No matter how you look at it, just get creative with your leftover items and it will definitely help feed your family for less this winter. And save you a ton of time also!
Great Staple Foods
One of the best ways to help save money on food costs, not only in the winter but all year round is to keep staple foods on hand. Staple foods may not be the same items for everybody, depending on the foods you prefer to eat or grew up with. But, overall, these foods have a very little cost associated with them and can be stretched pretty far. Plus they fill you and your family up, so you won’t be as inclined to eat other foods on top of your meal.
Staples I Keep On Hand
Some of the best staple foods I have found, that I continually keep on hand are:
- Rice – various types, but preferably whole grain since the fiber helps fill you up and slow down insulin uptake.
- Beans – dried are the cheapest and go the furthest, but sometimes you can find a great deal on the canned no sodium added versions also.
- Potatoes – Russet potatoes are great for baked potato night, and the smaller versions work great for oven potatoes or mashed potatoes.
- Pasta – this is one of the cheapest foods for the amount you get and can be used so many different ways.
- Vegetable broth – this works great in soups, making rice, flavoring casseroles, etc.
- Canned tomatoes – fire-roasted tomatoes usually have the most flavor, if you can find them.
- Coconut water – this is a regular go-to for making rice because it adds so much flavor and keeps the rice tender.
- Oats – we use Gluten-Free oats to make overnight oats or oat balls for breakfasts for the kids and they stay full for a long time!
If you can keep even a few of these on hand, it will help make your winter budget stretch a lot further.
Soups and Chili
Winter is the best time for warm, hearty soups and chili. And I love making them almost as much as I love eating them. Most of the time the rest of the family feels the same way. But it’s hard to please everyone all the time, so I try to keep a few options in the freezer.

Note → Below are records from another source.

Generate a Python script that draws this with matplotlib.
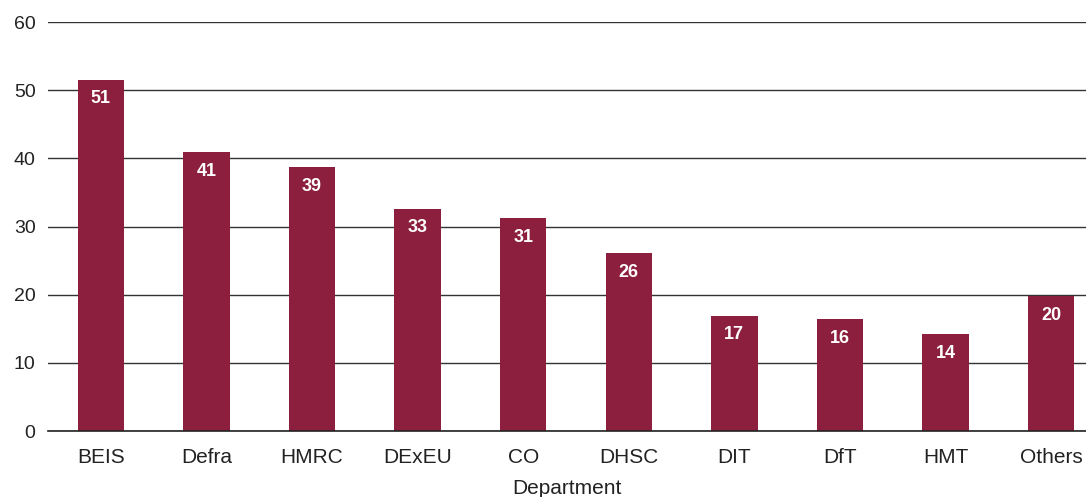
import matplotlib.pyplot as plt

departments = ['BEIS', 'Defra', 'HMRC', 'DExEU', 'CO', 'DHSC', 'DIT', 'DfT', 'HMT', 'Others']
values = [51.5, 40.9, 38.7, 32.6, 31.2, 26.1, 16.9, 16.4, 14.2, 19.8]
labels = ['51', '41', '39', '33', '31', '26', '17', '16', '14', '20']
yticks = [0, 10, 20, 30, 40, 50, 60]

plt.rcParams['font.family'] = ['Liberation Sans', 'DejaVu Sans']

fig = plt.figure(figsize=(10.86, 4.97), dpi=100)
ax = fig.add_axes([48 / 1086, 1 - 431 / 497, 1 - 48 / 1086, (431 - 22) / 497])

x = range(len(departments))
ax.set_axisbelow(True)
ax.yaxis.grid(True, color='#333333', linewidth=1)
ax.axhline(0, color='#222222', linewidth=1.2, clip_on=False, zorder=3)
bars = ax.bar(x, values, width=0.44, color='#8c1f3d', zorder=2)

for bar, lab in zip(bars, labels):
    ax.annotate(lab, (bar.get_x() + bar.get_width() / 2, bar.get_height()),
                xytext=(0, -19), textcoords='offset pixels',
                ha='center', va='center', color='white', fontsize=13, fontweight='bold')

ax.set_xlim(-0.5, 9.33)
ax.set_ylim(0, 60)
ax.set_yticks(yticks)
ax.set_xticks(list(x))
ax.set_xticklabels(departments)
ax.tick_params(axis='both', length=0, colors='#222222')
ax.tick_params(axis='y', pad=9, labelsize=14)
ax.tick_params(axis='x', pad=12, labelsize=15)
ax.set_xlabel('Department', fontsize=15, color='#222222', labelpad=9)
for s in ax.spines.values():
    s.set_visible(False)

fig.savefig('out.png', dpi=100)
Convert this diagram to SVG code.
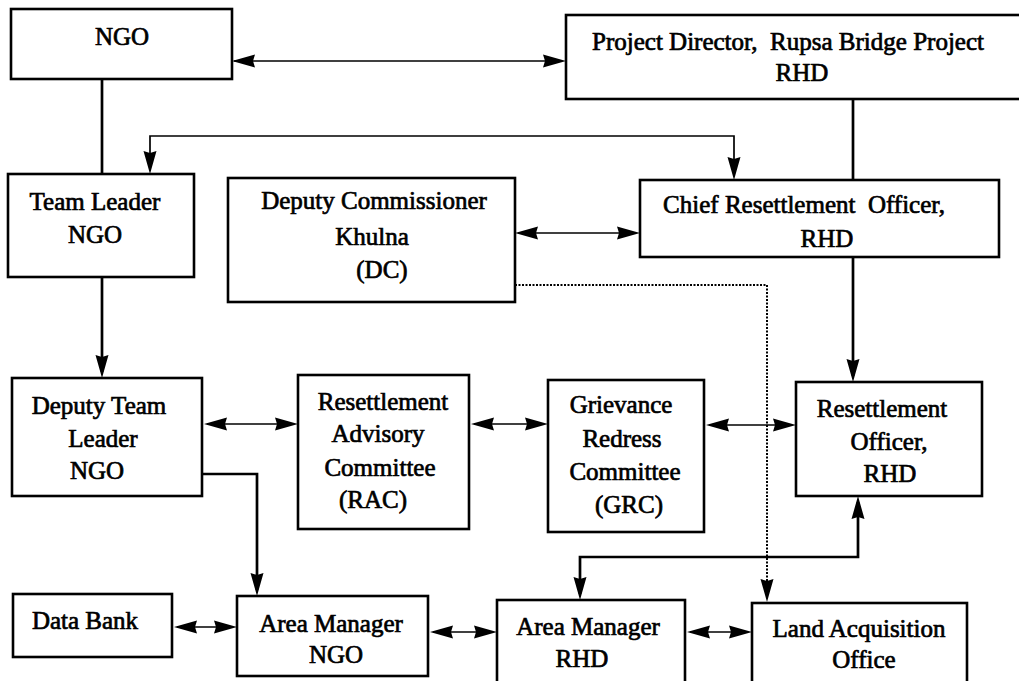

Ultimately, one of the easiest, and sometimes the most flavorful option is a vegetable soup. I call mine the Kitchen Sink Vegetable Soup because it has everything in it but the kitchen sink. This soup is very simple to make in that you can throw whatever vegetables you have at your disposal in it. I usually add one of my cans of fire-roasted tomatoes and a quart box of low sodium vegetable broth. Don’t forget to add whatever spices strike your fancy to top it off. Then just heat it on a slow simmer so the flavors mix. Since the vegetables always differ and so do the spices, the soup is never the same. Which my family likes because it is always a fun surprise!
My other favorite is a vegetarian chili. Which happens to be the only chili my daughter will eat, for some reason. This is almost as simple as the aforementioned soup. I throw a bag of Beyond Meat Feisty Grounds in the multi-use Crock-pot. Add in a can of fire-roasted tomatoes and 4 cups of beans. I usually use a mix of black beans, kidney beans and pinto beans.
Add a couple of bay leaves (we have a tree in our yard so I just make the kids go and pick some leaves for me). Then add in some chili spices, a pinch of salt and some pepper. To top everything off, add in a quart box of low sodium vegetable broth. Put the lid on and use the “Beans/Chili” option so that it will simmer slowly. It usually takes about 25 minutes and then we have hot, delicious, and nutritious chili. Yum!These are some awesome hacks to help feed your family for less this winter! Click To Tweet
Help Feed Your Family For Less This Winter Summary
Feeding your family for less this winter can certainly be done. And without too much complaining also! Just remember to use everything you have first to offset waste. This will reduce your overall grocery bill since you won’t have to spend as much buying excess food. Next, make sure you have a few staple foods on hand that can be stretched very far and fills up your family.
Lastly, try making a myriad of different soups and chili. Freeze whatever you don’t eat so that you can thaw them and use them at another time. Your family and your budget will thank you!
What are some of the best hacks you have found to help feed your family for less in the winter?